Source data:
START

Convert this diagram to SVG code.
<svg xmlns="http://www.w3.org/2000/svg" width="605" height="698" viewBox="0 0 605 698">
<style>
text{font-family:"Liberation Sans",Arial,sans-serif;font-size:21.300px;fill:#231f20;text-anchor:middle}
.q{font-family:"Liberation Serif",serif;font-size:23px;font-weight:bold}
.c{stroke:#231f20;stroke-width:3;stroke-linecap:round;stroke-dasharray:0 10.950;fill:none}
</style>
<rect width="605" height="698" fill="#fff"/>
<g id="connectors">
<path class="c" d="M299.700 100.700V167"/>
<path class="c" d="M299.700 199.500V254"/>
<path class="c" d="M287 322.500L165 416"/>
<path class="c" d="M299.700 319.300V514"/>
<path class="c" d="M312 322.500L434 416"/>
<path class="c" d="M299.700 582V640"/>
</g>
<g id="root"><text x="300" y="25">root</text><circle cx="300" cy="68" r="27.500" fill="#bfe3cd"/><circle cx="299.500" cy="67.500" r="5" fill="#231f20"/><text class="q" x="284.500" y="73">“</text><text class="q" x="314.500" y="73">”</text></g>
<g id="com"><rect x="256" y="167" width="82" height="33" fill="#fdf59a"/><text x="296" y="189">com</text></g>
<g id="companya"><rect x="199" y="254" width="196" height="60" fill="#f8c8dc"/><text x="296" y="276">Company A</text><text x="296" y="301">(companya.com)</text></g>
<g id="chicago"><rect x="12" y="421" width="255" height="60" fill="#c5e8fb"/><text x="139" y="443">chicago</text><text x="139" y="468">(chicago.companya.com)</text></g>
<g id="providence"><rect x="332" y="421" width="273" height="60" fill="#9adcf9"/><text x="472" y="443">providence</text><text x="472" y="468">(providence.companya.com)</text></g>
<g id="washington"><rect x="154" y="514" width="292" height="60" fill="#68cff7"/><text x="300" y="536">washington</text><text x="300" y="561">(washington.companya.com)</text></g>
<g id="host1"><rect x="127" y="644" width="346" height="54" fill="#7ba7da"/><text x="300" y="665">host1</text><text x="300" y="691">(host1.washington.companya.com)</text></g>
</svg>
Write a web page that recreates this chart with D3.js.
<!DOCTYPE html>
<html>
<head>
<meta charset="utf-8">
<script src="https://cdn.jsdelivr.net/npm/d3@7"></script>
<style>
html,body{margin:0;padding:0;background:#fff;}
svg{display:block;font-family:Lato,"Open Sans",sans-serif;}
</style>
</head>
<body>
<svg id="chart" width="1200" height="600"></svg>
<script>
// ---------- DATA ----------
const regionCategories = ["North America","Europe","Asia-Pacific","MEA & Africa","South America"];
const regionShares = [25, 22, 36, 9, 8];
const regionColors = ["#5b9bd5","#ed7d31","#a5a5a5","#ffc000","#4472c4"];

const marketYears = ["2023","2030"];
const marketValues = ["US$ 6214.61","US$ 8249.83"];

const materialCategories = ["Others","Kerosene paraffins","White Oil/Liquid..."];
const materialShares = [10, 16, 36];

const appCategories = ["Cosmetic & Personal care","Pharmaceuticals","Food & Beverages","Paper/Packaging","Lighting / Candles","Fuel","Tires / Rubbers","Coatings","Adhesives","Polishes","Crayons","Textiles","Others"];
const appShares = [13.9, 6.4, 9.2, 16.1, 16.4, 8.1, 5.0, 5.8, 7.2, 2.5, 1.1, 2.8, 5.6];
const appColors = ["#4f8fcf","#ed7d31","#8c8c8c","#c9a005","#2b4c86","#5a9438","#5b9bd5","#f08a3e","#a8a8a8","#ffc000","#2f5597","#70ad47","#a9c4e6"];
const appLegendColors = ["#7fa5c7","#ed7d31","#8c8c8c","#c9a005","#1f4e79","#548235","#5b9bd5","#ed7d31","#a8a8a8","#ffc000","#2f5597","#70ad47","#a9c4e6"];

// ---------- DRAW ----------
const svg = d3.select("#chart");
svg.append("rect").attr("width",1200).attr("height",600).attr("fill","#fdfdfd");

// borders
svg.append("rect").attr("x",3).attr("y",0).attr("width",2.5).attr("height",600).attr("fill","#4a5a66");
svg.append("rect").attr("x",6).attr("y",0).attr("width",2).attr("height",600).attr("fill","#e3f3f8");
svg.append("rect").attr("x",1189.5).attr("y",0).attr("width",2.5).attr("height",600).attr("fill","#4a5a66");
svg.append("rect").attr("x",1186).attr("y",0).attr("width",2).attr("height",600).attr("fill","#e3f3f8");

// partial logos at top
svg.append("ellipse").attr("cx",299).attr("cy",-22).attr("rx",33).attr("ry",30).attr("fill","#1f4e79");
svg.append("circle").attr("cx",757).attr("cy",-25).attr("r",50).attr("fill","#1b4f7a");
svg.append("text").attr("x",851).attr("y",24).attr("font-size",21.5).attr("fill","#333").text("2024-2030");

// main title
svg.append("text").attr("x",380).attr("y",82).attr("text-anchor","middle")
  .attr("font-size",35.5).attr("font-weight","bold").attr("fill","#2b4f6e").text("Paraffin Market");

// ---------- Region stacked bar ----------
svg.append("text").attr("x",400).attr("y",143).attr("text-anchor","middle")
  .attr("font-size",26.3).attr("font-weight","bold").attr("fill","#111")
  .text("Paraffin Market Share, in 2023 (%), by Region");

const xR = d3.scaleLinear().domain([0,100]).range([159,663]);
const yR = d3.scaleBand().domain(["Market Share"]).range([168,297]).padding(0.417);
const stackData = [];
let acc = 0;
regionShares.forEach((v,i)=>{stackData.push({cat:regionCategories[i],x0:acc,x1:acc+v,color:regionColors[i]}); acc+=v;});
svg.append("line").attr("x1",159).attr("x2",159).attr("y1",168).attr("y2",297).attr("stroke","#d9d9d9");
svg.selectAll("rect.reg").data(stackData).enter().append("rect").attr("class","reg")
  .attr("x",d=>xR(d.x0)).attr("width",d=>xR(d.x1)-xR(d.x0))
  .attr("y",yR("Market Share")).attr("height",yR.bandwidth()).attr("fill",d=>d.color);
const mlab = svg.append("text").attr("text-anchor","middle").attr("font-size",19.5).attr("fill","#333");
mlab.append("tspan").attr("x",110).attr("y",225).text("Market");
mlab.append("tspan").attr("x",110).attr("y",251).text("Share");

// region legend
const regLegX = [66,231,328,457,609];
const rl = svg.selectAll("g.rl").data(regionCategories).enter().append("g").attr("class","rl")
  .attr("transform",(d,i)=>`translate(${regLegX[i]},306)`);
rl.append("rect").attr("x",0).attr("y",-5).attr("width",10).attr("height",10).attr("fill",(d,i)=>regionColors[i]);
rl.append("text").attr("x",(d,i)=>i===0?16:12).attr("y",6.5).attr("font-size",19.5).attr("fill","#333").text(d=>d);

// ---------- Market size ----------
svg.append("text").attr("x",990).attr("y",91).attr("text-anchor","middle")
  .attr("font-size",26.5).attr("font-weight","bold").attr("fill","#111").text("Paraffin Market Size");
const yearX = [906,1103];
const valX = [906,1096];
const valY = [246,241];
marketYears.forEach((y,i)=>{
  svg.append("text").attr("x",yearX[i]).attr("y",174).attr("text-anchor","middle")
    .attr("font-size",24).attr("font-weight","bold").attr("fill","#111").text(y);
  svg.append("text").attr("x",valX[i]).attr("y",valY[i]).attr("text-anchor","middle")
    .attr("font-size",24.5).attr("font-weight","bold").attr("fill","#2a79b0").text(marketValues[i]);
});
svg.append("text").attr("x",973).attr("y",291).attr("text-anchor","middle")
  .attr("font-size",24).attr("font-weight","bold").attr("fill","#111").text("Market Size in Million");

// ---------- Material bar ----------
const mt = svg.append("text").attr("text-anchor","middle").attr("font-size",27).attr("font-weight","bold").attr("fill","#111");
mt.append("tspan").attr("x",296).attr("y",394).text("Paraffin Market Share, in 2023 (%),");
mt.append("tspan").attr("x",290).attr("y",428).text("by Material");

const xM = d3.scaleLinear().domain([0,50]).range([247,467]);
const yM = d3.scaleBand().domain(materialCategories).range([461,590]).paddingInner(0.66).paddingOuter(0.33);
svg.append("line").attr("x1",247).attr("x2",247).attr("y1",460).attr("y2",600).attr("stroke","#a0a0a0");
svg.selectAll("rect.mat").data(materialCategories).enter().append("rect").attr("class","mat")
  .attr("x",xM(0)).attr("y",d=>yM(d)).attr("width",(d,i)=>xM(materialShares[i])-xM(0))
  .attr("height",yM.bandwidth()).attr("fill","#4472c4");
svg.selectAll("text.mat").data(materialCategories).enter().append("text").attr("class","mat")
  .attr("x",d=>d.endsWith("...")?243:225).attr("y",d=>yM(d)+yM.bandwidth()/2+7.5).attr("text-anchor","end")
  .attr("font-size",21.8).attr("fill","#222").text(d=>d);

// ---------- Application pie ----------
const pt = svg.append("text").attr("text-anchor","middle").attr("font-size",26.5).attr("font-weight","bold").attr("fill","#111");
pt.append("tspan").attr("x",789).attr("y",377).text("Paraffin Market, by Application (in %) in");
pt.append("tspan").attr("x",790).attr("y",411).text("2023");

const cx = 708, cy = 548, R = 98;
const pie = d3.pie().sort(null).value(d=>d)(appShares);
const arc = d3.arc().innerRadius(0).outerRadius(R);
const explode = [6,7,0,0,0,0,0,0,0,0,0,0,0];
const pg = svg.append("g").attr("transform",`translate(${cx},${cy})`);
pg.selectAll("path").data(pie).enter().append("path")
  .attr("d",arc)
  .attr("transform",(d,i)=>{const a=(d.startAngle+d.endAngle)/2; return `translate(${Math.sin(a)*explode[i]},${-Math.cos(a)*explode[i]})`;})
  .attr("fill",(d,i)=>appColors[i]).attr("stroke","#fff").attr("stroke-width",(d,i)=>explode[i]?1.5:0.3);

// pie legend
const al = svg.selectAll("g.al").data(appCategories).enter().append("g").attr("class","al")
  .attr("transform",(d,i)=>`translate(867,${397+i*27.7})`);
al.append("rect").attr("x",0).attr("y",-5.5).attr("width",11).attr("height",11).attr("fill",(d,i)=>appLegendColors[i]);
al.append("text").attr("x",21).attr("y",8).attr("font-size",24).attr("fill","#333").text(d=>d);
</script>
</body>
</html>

END

▸ Exercise brief: Only lines holding the string "this" are wanted; gather each one from the entries above.

▸ Result of the exercise:
Convert this diagram to SVG code.
Write a web page that recreates this chart with D3.js.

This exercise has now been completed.